● Given entries
* * *
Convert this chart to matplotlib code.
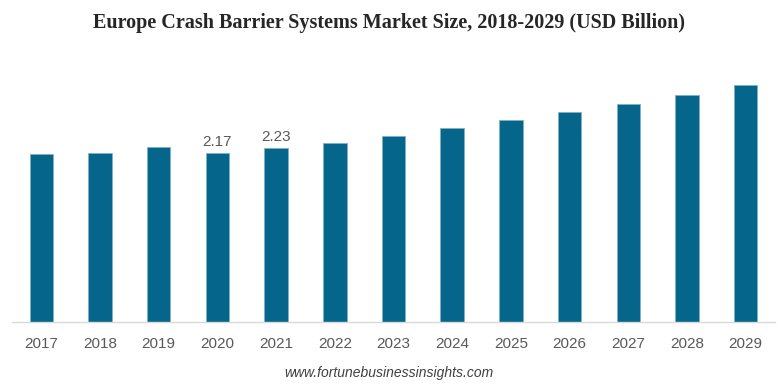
import matplotlib
matplotlib.use("Agg")
import matplotlib.pyplot as plt

years = ["2017", "2018", "2019", "2020", "2021", "2022", "2023",
         "2024", "2025", "2026", "2027", "2028", "2029"]
values = [2.16, 2.17, 2.25, 2.17, 2.23, 2.30, 2.39, 2.49, 2.59, 2.69, 2.80, 2.91, 3.04]
labeled = {"2020": "2.17", "2021": "2.23"}

fig = plt.figure(figsize=(7.78, 3.87), dpi=100)
ax = fig.add_axes([12 / 778, 0.1667, (775 - 12) / 778, 0.8127 - 0.1667])

x = list(range(len(years)))
bars = ax.bar(x, values, width=0.4, color="#05658A", edgecolor="#7FB0C6", linewidth=0.6)
ax.set_xlim(-0.5, len(years) - 0.5)
ax.set_ylim(0, 3.2)

for i, y in enumerate(years):
    if y in labeled:
        ax.annotate(labeled[y], (i, values[i]), xytext=(0, 3), textcoords="offset points",
                    ha="center", va="bottom", fontsize=11, color="#595959",
                    family="Liberation Sans")

ax.set_xticks(x)
ax.set_xticklabels(years, fontsize=11, color="#595959", family="Liberation Sans")
ax.tick_params(axis="x", length=0, pad=10.5)
ax.set_yticks([])
for s in ["top", "right", "left"]:
    ax.spines[s].set_visible(False)
ax.spines["bottom"].set_color("#D9D9D9")
ax.spines["bottom"].set_linewidth(1.0)

fig.text(0.5, 1 - 23 / 387, "Europe Crash Barrier Systems Market Size, 2018-2029 (USD Billion)",
         ha="center", va="center", fontsize=14.5, fontweight="bold", color="#262626",
         family="Liberation Serif")
fig.text(0.5, 1 - 373 / 387, "www.fortunebusinessinsights.com", ha="center", va="center",
         fontsize=10, style="italic", color="#404040", family="Liberation Sans")

fig.savefig("out.png", dpi=100, facecolor="white")
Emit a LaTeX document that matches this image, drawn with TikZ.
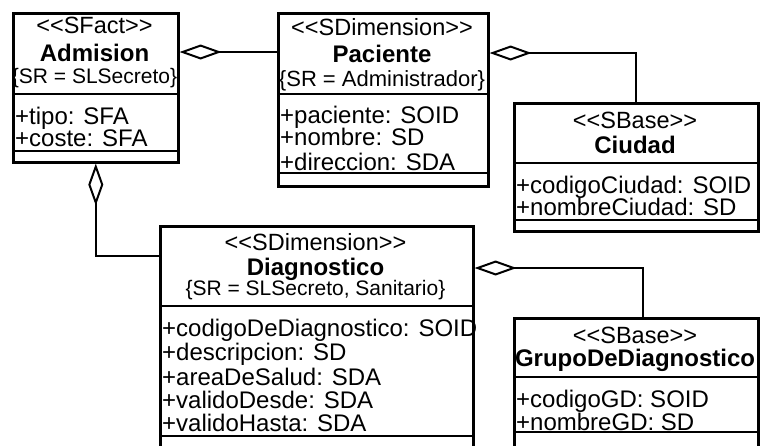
\documentclass[tikz,border=0pt]{standalone}
\usepackage{fontspec}
\setmainfont{Liberation Sans}
\usetikzlibrary{arrows.meta}
\begin{document}
\begin{tikzpicture}[x=1pt,y=-1pt,
  classbox/.style={draw, line width=2.6pt, rectangle, inner sep=0pt, anchor=north west},
  sepline/.style={line width=2.6pt},
  stereo/.style={font=\fontsize{23.5}{23.5}\selectfont, anchor=base, inner sep=0pt},
  ctitle/.style={font=\fontsize{24}{24}\selectfont\bfseries, anchor=base, inner sep=0pt},
  constr/.style={font=\fontsize{21}{21}\selectfont, anchor=base, inner sep=0pt},
  attr/.style={font=\fontsize{24}{24}\selectfont, anchor=base west, inner sep=0pt},
  agg/.style={line width=2pt, -{Diamond[open, length=42pt, width=15pt, line width=2pt]}}
]
\useasboundingbox (0,0) rectangle (760,445);

% class boxes
\node[classbox, minimum width=165pt, minimum height=149pt] (adm) at (12,12) {};
\node[classbox, minimum width=210pt, minimum height=173pt] (pac) at (277,12) {};
\node[classbox, minimum width=244pt, minimum height=128pt] (ciu) at (513,102) {};
\node[classbox, minimum width=313pt, minimum height=230pt] (dia) at (159,225) {};
\node[classbox, minimum width=244pt, minimum height=138pt] (grp) at (513,317) {};

% compartment separators
\draw[sepline] ([yshift=-82pt]adm.north west) -- ([yshift=-82pt]adm.north east);
\draw[sepline] ([yshift=-139pt]adm.north west) -- ([yshift=-139pt]adm.north east);
\draw[sepline] ([yshift=-82pt]pac.north west) -- ([yshift=-82pt]pac.north east);
\draw[sepline] ([yshift=-161pt]pac.north west) -- ([yshift=-161pt]pac.north east);
\draw[sepline] ([yshift=-61pt]ciu.north west) -- ([yshift=-61pt]ciu.north east);
\draw[sepline] ([yshift=-118pt]ciu.north west) -- ([yshift=-118pt]ciu.north east);
\draw[sepline] ([yshift=-81pt]dia.north west) -- ([yshift=-81pt]dia.north east);
\draw[sepline] ([yshift=-211pt]dia.north west) -- ([yshift=-211pt]dia.north east);
\draw[sepline] ([yshift=-60pt]grp.north west) -- ([yshift=-60pt]grp.north east);
\draw[sepline] ([yshift=-115pt]grp.north west) -- ([yshift=-115pt]grp.north east);

% Admision
\node[stereo] (admS) at (94.5,33) {<{}<SFact>{}>};
\node[ctitle] (admT) at (94.5,61) {Admision};
\node[constr] (admC) at (94.5,83) {\{SR = SLSecreto\}};
\node[attr] (admA1) at (15,124) {+tipo: SFA};
\node[attr] (admA2) at (15,146) {+coste: SFA};

% Paciente
\node[stereo] (pacS) at (382,35) {<{}<SDimension>{}>};
\node[ctitle] (pacT) at (382,62) {Paciente};
\node[constr, font=\fontsize{22}{22}\selectfont] (pacC) at (382,86) {\{SR = Administrador\}};
\node[attr] (pacA1) at (280,123) {+paciente: SOID};
\node[attr] (pacA2) at (280,145) {+nombre: SD};
\node[attr] (pacA3) at (280,170) {+direccion: SDA};

% Ciudad
\node[stereo] (ciuS) at (635,128) {<{}<SBase>{}>};
\node[ctitle] (ciuT) at (635,153) {Ciudad};
\node[attr] (ciuA1) at (516,193) {+codigoCiudad: SOID};
\node[attr] (ciuA2) at (516,215) {+nombreCiudad: SD};

% Diagnostico
\node[stereo] (diaS) at (315.5,250) {<{}<SDimension>{}>};
\node[ctitle] (diaT) at (315.5,275) {Diagnostico};
\node[constr] (diaC) at (315.5,295) {\{SR = SLSecreto, Sanitario\}};
\node[attr] (diaA1) at (162,336) {+codigoDeDiagnostico: SOID};
\node[attr] (diaA2) at (162,360) {+descripcion: SD};
\node[attr] (diaA3) at (162,385) {+areaDeSalud: SDA};
\node[attr] (diaA4) at (162,408) {+validoDesde: SDA};
\node[attr] (diaA5) at (162,431) {+validoHasta: SDA};

% GrupoDeDiagnostico
\node[stereo] (grpS) at (635,343) {<{}<SBase>{}>};
\node[ctitle] (grpT) at (635,366) {GrupoDeDiagnostico};
\node[attr] (grpA1) at (516,407) {+codigoGD: SOID};
\node[attr] (grpA2) at (516,430) {+nombreGD: SD};

% aggregations
\draw[agg] ([yshift=-40pt]pac.north west) -- ([yshift=-40pt]adm.north east);
\draw[agg] (ciu.north) |- ([yshift=-41pt]pac.north east);
\draw[agg] ([yshift=-31pt]dia.north west) -| (adm.south);
\draw[agg] ([xshift=7pt]grp.north) |- ([yshift=-43pt]dia.north east);
\end{tikzpicture}
\end{document}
* * *
● Problem details
Copy every record above exactly, leaving out the pictures.

● Solution to this task
Convert this chart to matplotlib code.
import matplotlib
matplotlib.use("Agg")
import matplotlib.pyplot as plt

years = ["2017", "2018", "2019", "2020", "2021", "2022", "2023",
         "2024", "2025", "2026", "2027", "2028", "2029"]
values = [2.16, 2.17, 2.25, 2.17, 2.23, 2.30, 2.39, 2.49, 2.59, 2.69, 2.80, 2.91, 3.04]
labeled = {"2020": "2.17", "2021": "2.23"}

fig = plt.figure(figsize=(7.78, 3.87), dpi=100)
ax = fig.add_axes([12 / 778, 0.1667, (775 - 12) / 778, 0.8127 - 0.1667])

x = list(range(len(years)))
bars = ax.bar(x, values, width=0.4, color="#05658A", edgecolor="#7FB0C6", linewidth=0.6)
ax.set_xlim(-0.5, len(years) - 0.5)
ax.set_ylim(0, 3.2)

for i, y in enumerate(years):
    if y in labeled:
        ax.annotate(labeled[y], (i, values[i]), xytext=(0, 3), textcoords="offset points",
                    ha="center", va="bottom", fontsize=11, color="#595959",
                    family="Liberation Sans")

ax.set_xticks(x)
ax.set_xticklabels(years, fontsize=11, color="#595959", family="Liberation Sans")
ax.tick_params(axis="x", length=0, pad=10.5)
ax.set_yticks([])
for s in ["top", "right", "left"]:
    ax.spines[s].set_visible(False)
ax.spines["bottom"].set_color("#D9D9D9")
ax.spines["bottom"].set_linewidth(1.0)

fig.text(0.5, 1 - 23 / 387, "Europe Crash Barrier Systems Market Size, 2018-2029 (USD Billion)",
         ha="center", va="center", fontsize=14.5, fontweight="bold", color="#262626",
         family="Liberation Serif")
fig.text(0.5, 1 - 373 / 387, "www.fortunebusinessinsights.com", ha="center", va="center",
         fontsize=10, style="italic", color="#404040", family="Liberation Sans")

fig.savefig("out.png", dpi=100, facecolor="white")
Emit a LaTeX document that matches this image, drawn with TikZ.
\documentclass[tikz,border=0pt]{standalone}
\usepackage{fontspec}
\setmainfont{Liberation Sans}
\usetikzlibrary{arrows.meta}
\begin{document}
\begin{tikzpicture}[x=1pt,y=-1pt,
  classbox/.style={draw, line width=2.6pt, rectangle, inner sep=0pt, anchor=north west},
  sepline/.style={line width=2.6pt},
  stereo/.style={font=\fontsize{23.5}{23.5}\selectfont, anchor=base, inner sep=0pt},
  ctitle/.style={font=\fontsize{24}{24}\selectfont\bfseries, anchor=base, inner sep=0pt},
  constr/.style={font=\fontsize{21}{21}\selectfont, anchor=base, inner sep=0pt},
  attr/.style={font=\fontsize{24}{24}\selectfont, anchor=base west, inner sep=0pt},
  agg/.style={line width=2pt, -{Diamond[open, length=42pt, width=15pt, line width=2pt]}}
]
\useasboundingbox (0,0) rectangle (760,445);

% class boxes
\node[classbox, minimum width=165pt, minimum height=149pt] (adm) at (12,12) {};
\node[classbox, minimum width=210pt, minimum height=173pt] (pac) at (277,12) {};
\node[classbox, minimum width=244pt, minimum height=128pt] (ciu) at (513,102) {};
\node[classbox, minimum width=313pt, minimum height=230pt] (dia) at (159,225) {};
\node[classbox, minimum width=244pt, minimum height=138pt] (grp) at (513,317) {};

% compartment separators
\draw[sepline] ([yshift=-82pt]adm.north west) -- ([yshift=-82pt]adm.north east);
\draw[sepline] ([yshift=-139pt]adm.north west) -- ([yshift=-139pt]adm.north east);
\draw[sepline] ([yshift=-82pt]pac.north west) -- ([yshift=-82pt]pac.north east);
\draw[sepline] ([yshift=-161pt]pac.north west) -- ([yshift=-161pt]pac.north east);
\draw[sepline] ([yshift=-61pt]ciu.north west) -- ([yshift=-61pt]ciu.north east);
\draw[sepline] ([yshift=-118pt]ciu.north west) -- ([yshift=-118pt]ciu.north east);
\draw[sepline] ([yshift=-81pt]dia.north west) -- ([yshift=-81pt]dia.north east);
\draw[sepline] ([yshift=-211pt]dia.north west) -- ([yshift=-211pt]dia.north east);
\draw[sepline] ([yshift=-60pt]grp.north west) -- ([yshift=-60pt]grp.north east);
\draw[sepline] ([yshift=-115pt]grp.north west) -- ([yshift=-115pt]grp.north east);

% Admision
\node[stereo] (admS) at (94.5,33) {<{}<SFact>{}>};
\node[ctitle] (admT) at (94.5,61) {Admision};
\node[constr] (admC) at (94.5,83) {\{SR = SLSecreto\}};
\node[attr] (admA1) at (15,124) {+tipo: SFA};
\node[attr] (admA2) at (15,146) {+coste: SFA};

% Paciente
\node[stereo] (pacS) at (382,35) {<{}<SDimension>{}>};
\node[ctitle] (pacT) at (382,62) {Paciente};
\node[constr, font=\fontsize{22}{22}\selectfont] (pacC) at (382,86) {\{SR = Administrador\}};
\node[attr] (pacA1) at (280,123) {+paciente: SOID};
\node[attr] (pacA2) at (280,145) {+nombre: SD};
\node[attr] (pacA3) at (280,170) {+direccion: SDA};

% Ciudad
\node[stereo] (ciuS) at (635,128) {<{}<SBase>{}>};
\node[ctitle] (ciuT) at (635,153) {Ciudad};
\node[attr] (ciuA1) at (516,193) {+codigoCiudad: SOID};
\node[attr] (ciuA2) at (516,215) {+nombreCiudad: SD};

% Diagnostico
\node[stereo] (diaS) at (315.5,250) {<{}<SDimension>{}>};
\node[ctitle] (diaT) at (315.5,275) {Diagnostico};
\node[constr] (diaC) at (315.5,295) {\{SR = SLSecreto, Sanitario\}};
\node[attr] (diaA1) at (162,336) {+codigoDeDiagnostico: SOID};
\node[attr] (diaA2) at (162,360) {+descripcion: SD};
\node[attr] (diaA3) at (162,385) {+areaDeSalud: SDA};
\node[attr] (diaA4) at (162,408) {+validoDesde: SDA};
\node[attr] (diaA5) at (162,431) {+validoHasta: SDA};

% GrupoDeDiagnostico
\node[stereo] (grpS) at (635,343) {<{}<SBase>{}>};
\node[ctitle] (grpT) at (635,366) {GrupoDeDiagnostico};
\node[attr] (grpA1) at (516,407) {+codigoGD: SOID};
\node[attr] (grpA2) at (516,430) {+nombreGD: SD};

% aggregations
\draw[agg] ([yshift=-40pt]pac.north west) -- ([yshift=-40pt]adm.north east);
\draw[agg] (ciu.north) |- ([yshift=-41pt]pac.north east);
\draw[agg] ([yshift=-31pt]dia.north west) -| (adm.south);
\draw[agg] ([xshift=7pt]grp.north) |- ([yshift=-43pt]dia.north east);
\end{tikzpicture}
\end{document}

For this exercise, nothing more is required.